## EXERCISE AIM
Give every line back verbatim, dropping all images.

## RECORDS PROVIDED
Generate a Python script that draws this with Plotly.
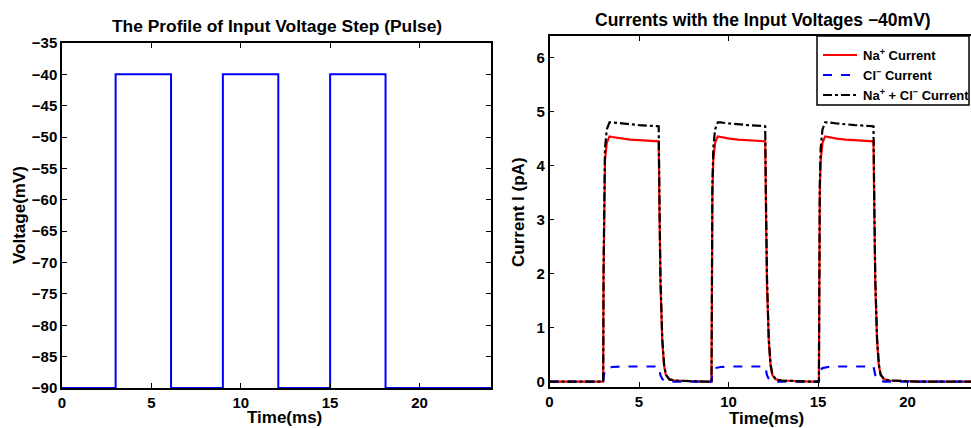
import plotly.graph_objects as go

# ---------------- data ----------------
# Left panel: voltage step profile (step points, held until next time)
v_time = [0, 3.0, 6.1, 9.0, 12.1, 15.0, 18.1, 24]
v_volt = [-90, -40, -90, -40, -90, -40, -90, -90]

# Right panel: currents. Pulse onsets / offsets (ms)
pulse_on = [3.0, 9.05, 15.05]
pulse_off = [6.1, 12.05, 18.1]

# shape during pulse, time since onset (ms)
on_dt = [0.0, 0.02, 0.05, 0.1, 0.2, 0.35, 0.5, 1.0, 1.5, 2.0, 2.5, 3.0]
na_on = [0.0, 2.0, 3.5, 4.1, 4.42, 4.54, 4.53, 4.50, 4.48, 4.47, 4.46, 4.45]
cl_on = [0.0, 0.08, 0.15, 0.22, 0.25, 0.26, 0.27, 0.28, 0.28, 0.28, 0.28, 0.28]
sum_on = [0.0, 2.08, 3.65, 4.32, 4.67, 4.80, 4.80, 4.78, 4.76, 4.75, 4.74, 4.73]

# shape after pulse end, time since offset (ms)
off_dt = [0.0, 0.05, 0.1, 0.2, 0.3, 0.4, 0.6, 0.9, 1.5, 2.5]
na_off = [4.45, 3.0, 1.8, 0.75, 0.3, 0.12, 0.04, 0.02, 0.01, 0.0]
cl_off = [0.28, 0.2, 0.12, 0.05, 0.02, 0.01, 0.0, 0.0, 0.0, 0.0]
sum_off = [4.73, 3.2, 1.92, 0.8, 0.32, 0.13, 0.04, 0.02, 0.01, 0.0]

series_names = ["<b>Na<sup>+</sup> Current</b>", "<b>Cl<sup>−</sup> Current</b>",
                "<b>Na<sup>+</sup> + Cl<sup>−</sup> Current</b>"]

t_start, t_end = 0.0, 24.0


def build(on_vals, off_vals):
    ts, ys = [t_start], [0.0]
    for k, (ton, toff) in enumerate(zip(pulse_on, pulse_off)):
        for d, v in zip(on_dt, on_vals):
            if ton + d < toff:
                ts.append(ton + d)
                ys.append(v)
        for d, v in zip(off_dt, off_vals):
            nxt = pulse_on[k + 1] if k + 1 < len(pulse_on) else t_end
            if toff + d < nxt:
                ts.append(toff + d)
                ys.append(v)
    ts.append(t_end)
    ys.append(0.0)
    return ts, ys


na_t, na_y = build(na_on, na_off)
cl_t, cl_y = build(cl_on, cl_off)
su_t, su_y = build(sum_on, sum_off)

# ---------------- figure ----------------
FONT = "Liberation Sans, Arial, Helvetica, sans-serif"
W, H = 971, 428
styles = [dict(color="#ff0000", width=2.2, dash="solid"),
          dict(color="#0000ff", width=2.2, dash="dash"),
          dict(color="#000000", width=2.2, dash="dashdot")]

fig = go.Figure()
fig.add_trace(go.Scatter(x=v_time, y=v_volt, mode="lines", line=dict(color="#0000ff", width=2, shape="hv"),
                         showlegend=False, xaxis="x", yaxis="y"))
for (tx, ty), nm, st in zip([(na_t, na_y), (cl_t, cl_y), (su_t, su_y)], series_names, styles):
    fig.add_trace(go.Scatter(x=tx, y=ty, mode="lines", name=nm, line=st, showlegend=False,
                             xaxis="x2", yaxis="y2"))

tickfont = dict(family=FONT, size=15, color="black", weight="bold")
common = dict(showgrid=False, zeroline=False, showline=True, linecolor="black", linewidth=1.5,
              ticks="inside", ticklen=5, tickwidth=1, tickcolor="black", tickfont=tickfont,
              automargin=False)

fig.update_layout(
    width=W, height=H,
    margin=dict(l=0, r=0, t=0, b=0, autoexpand=False),
    paper_bgcolor="white", plot_bgcolor="white",
    xaxis=dict(domain=[62 / W, 491 / W], range=[0, 24], tickvals=[0, 5, 10, 15, 20],
               mirror="ticks", anchor="y", **common),
    yaxis=dict(domain=[1 - 388 / H, 1 - 43 / H], range=[-90, -35], dtick=5,
               mirror="ticks", anchor="x", **common),
    xaxis2=dict(domain=[549.5 / W, 1.0], range=[0, (W - 549.5) / 17.9], tickvals=[0, 5, 10, 15, 20],
                mirror="ticks", anchor="y2", **common),
    yaxis2=dict(domain=[1 - 387 / H, 1 - 36 / H], range=[-0.1, 6.4], dtick=1,
                mirror=False, anchor="x2", **common),
    showlegend=False,
)

# manual legend box (pixel positions converted to paper coords)
def px(x):
    return x / W


def py(y):
    return 1 - y / H


fig.add_shape(type="rect", xref="paper", yref="paper", x0=px(817), x1=px(969), y0=py(105), y1=py(36),
              line=dict(color="black", width=1.5), fillcolor="white", layer="above")
for i, (nm, st) in enumerate(zip(series_names, styles)):
    yy = py(55 + 20 * i)
    fig.add_shape(type="line", xref="paper", yref="paper", x0=px(823), x1=px(857), y0=yy, y1=yy,
                  line=dict(color=st["color"], width=2, dash=st["dash"]), layer="above")
    fig.add_annotation(text=nm, x=px(861), y=yy, xref="paper", yref="paper", xanchor="left",
                       yanchor="middle", showarrow=False, font=dict(family=FONT, size=13, color="black"))

ann = [
    dict(text="<b>The Profile of Input Voltage Step (Pulse)</b>", x=277, y=26, size=17.4, angle=0),
    dict(text="<b>Currents with the Input Voltages −40mV)</b>", x=762.5, y=20, size=17.5, angle=0),
    dict(text="<b>Time(ms)</b>", x=284, y=417, size=17, angle=0),
    dict(text="<b>Time(ms)</b>", x=766, y=418, size=17, angle=0),
    dict(text="<b>Voltage(mV)</b>", x=19, y=215, size=17, angle=-90),
    dict(text="<b>Current I (pA)</b>", x=519, y=212, size=17, angle=-90),
]
for a in ann:
    fig.add_annotation(text=a["text"], x=px(a["x"]), y=py(a["y"]), xref="paper", yref="paper",
                       xanchor="center", yanchor="middle", showarrow=False, textangle=a["angle"],
                       font=dict(family=FONT, size=a["size"], color="black"))

fig.write_html("out.html", config={"displayModeBar": False},
               post_script="document.body.style.margin='0';document.body.style.overflow='hidden';")
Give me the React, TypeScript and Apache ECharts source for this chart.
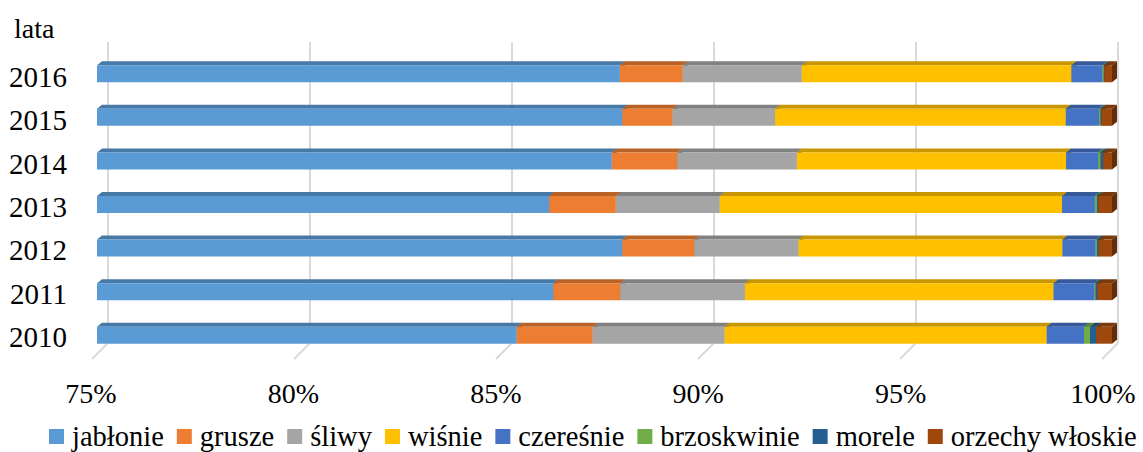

## SOLUTION TO THE PROBLEM
Generate a Python script that draws this with Plotly.
import plotly.graph_objects as go

# ---------------- data ----------------
# Left panel: voltage step profile (step points, held until next time)
v_time = [0, 3.0, 6.1, 9.0, 12.1, 15.0, 18.1, 24]
v_volt = [-90, -40, -90, -40, -90, -40, -90, -90]

# Right panel: currents. Pulse onsets / offsets (ms)
pulse_on = [3.0, 9.05, 15.05]
pulse_off = [6.1, 12.05, 18.1]

# shape during pulse, time since onset (ms)
on_dt = [0.0, 0.02, 0.05, 0.1, 0.2, 0.35, 0.5, 1.0, 1.5, 2.0, 2.5, 3.0]
na_on = [0.0, 2.0, 3.5, 4.1, 4.42, 4.54, 4.53, 4.50, 4.48, 4.47, 4.46, 4.45]
cl_on = [0.0, 0.08, 0.15, 0.22, 0.25, 0.26, 0.27, 0.28, 0.28, 0.28, 0.28, 0.28]
sum_on = [0.0, 2.08, 3.65, 4.32, 4.67, 4.80, 4.80, 4.78, 4.76, 4.75, 4.74, 4.73]

# shape after pulse end, time since offset (ms)
off_dt = [0.0, 0.05, 0.1, 0.2, 0.3, 0.4, 0.6, 0.9, 1.5, 2.5]
na_off = [4.45, 3.0, 1.8, 0.75, 0.3, 0.12, 0.04, 0.02, 0.01, 0.0]
cl_off = [0.28, 0.2, 0.12, 0.05, 0.02, 0.01, 0.0, 0.0, 0.0, 0.0]
sum_off = [4.73, 3.2, 1.92, 0.8, 0.32, 0.13, 0.04, 0.02, 0.01, 0.0]

series_names = ["<b>Na<sup>+</sup> Current</b>", "<b>Cl<sup>−</sup> Current</b>",
                "<b>Na<sup>+</sup> + Cl<sup>−</sup> Current</b>"]

t_start, t_end = 0.0, 24.0


def build(on_vals, off_vals):
    ts, ys = [t_start], [0.0]
    for k, (ton, toff) in enumerate(zip(pulse_on, pulse_off)):
        for d, v in zip(on_dt, on_vals):
            if ton + d < toff:
                ts.append(ton + d)
                ys.append(v)
        for d, v in zip(off_dt, off_vals):
            nxt = pulse_on[k + 1] if k + 1 < len(pulse_on) else t_end
            if toff + d < nxt:
                ts.append(toff + d)
                ys.append(v)
    ts.append(t_end)
    ys.append(0.0)
    return ts, ys


na_t, na_y = build(na_on, na_off)
cl_t, cl_y = build(cl_on, cl_off)
su_t, su_y = build(sum_on, sum_off)

# ---------------- figure ----------------
FONT = "Liberation Sans, Arial, Helvetica, sans-serif"
W, H = 971, 428
styles = [dict(color="#ff0000", width=2.2, dash="solid"),
          dict(color="#0000ff", width=2.2, dash="dash"),
          dict(color="#000000", width=2.2, dash="dashdot")]

fig = go.Figure()
fig.add_trace(go.Scatter(x=v_time, y=v_volt, mode="lines", line=dict(color="#0000ff", width=2, shape="hv"),
                         showlegend=False, xaxis="x", yaxis="y"))
for (tx, ty), nm, st in zip([(na_t, na_y), (cl_t, cl_y), (su_t, su_y)], series_names, styles):
    fig.add_trace(go.Scatter(x=tx, y=ty, mode="lines", name=nm, line=st, showlegend=False,
                             xaxis="x2", yaxis="y2"))

tickfont = dict(family=FONT, size=15, color="black", weight="bold")
common = dict(showgrid=False, zeroline=False, showline=True, linecolor="black", linewidth=1.5,
              ticks="inside", ticklen=5, tickwidth=1, tickcolor="black", tickfont=tickfont,
              automargin=False)

fig.update_layout(
    width=W, height=H,
    margin=dict(l=0, r=0, t=0, b=0, autoexpand=False),
    paper_bgcolor="white", plot_bgcolor="white",
    xaxis=dict(domain=[62 / W, 491 / W], range=[0, 24], tickvals=[0, 5, 10, 15, 20],
               mirror="ticks", anchor="y", **common),
    yaxis=dict(domain=[1 - 388 / H, 1 - 43 / H], range=[-90, -35], dtick=5,
               mirror="ticks", anchor="x", **common),
    xaxis2=dict(domain=[549.5 / W, 1.0], range=[0, (W - 549.5) / 17.9], tickvals=[0, 5, 10, 15, 20],
                mirror="ticks", anchor="y2", **common),
    yaxis2=dict(domain=[1 - 387 / H, 1 - 36 / H], range=[-0.1, 6.4], dtick=1,
                mirror=False, anchor="x2", **common),
    showlegend=False,
)

# manual legend box (pixel positions converted to paper coords)
def px(x):
    return x / W


def py(y):
    return 1 - y / H


fig.add_shape(type="rect", xref="paper", yref="paper", x0=px(817), x1=px(969), y0=py(105), y1=py(36),
              line=dict(color="black", width=1.5), fillcolor="white", layer="above")
for i, (nm, st) in enumerate(zip(series_names, styles)):
    yy = py(55 + 20 * i)
    fig.add_shape(type="line", xref="paper", yref="paper", x0=px(823), x1=px(857), y0=yy, y1=yy,
                  line=dict(color=st["color"], width=2, dash=st["dash"]), layer="above")
    fig.add_annotation(text=nm, x=px(861), y=yy, xref="paper", yref="paper", xanchor="left",
                       yanchor="middle", showarrow=False, font=dict(family=FONT, size=13, color="black"))

ann = [
    dict(text="<b>The Profile of Input Voltage Step (Pulse)</b>", x=277, y=26, size=17.4, angle=0),
    dict(text="<b>Currents with the Input Voltages −40mV)</b>", x=762.5, y=20, size=17.5, angle=0),
    dict(text="<b>Time(ms)</b>", x=284, y=417, size=17, angle=0),
    dict(text="<b>Time(ms)</b>", x=766, y=418, size=17, angle=0),
    dict(text="<b>Voltage(mV)</b>", x=19, y=215, size=17, angle=-90),
    dict(text="<b>Current I (pA)</b>", x=519, y=212, size=17, angle=-90),
]
for a in ann:
    fig.add_annotation(text=a["text"], x=px(a["x"]), y=py(a["y"]), xref="paper", yref="paper",
                       xanchor="center", yanchor="middle", showarrow=False, textangle=a["angle"],
                       font=dict(family=FONT, size=a["size"], color="black"))

fig.write_html("out.html", config={"displayModeBar": False},
               post_script="document.body.style.margin='0';document.body.style.overflow='hidden';")
Give me the React, TypeScript and Apache ECharts source for this chart.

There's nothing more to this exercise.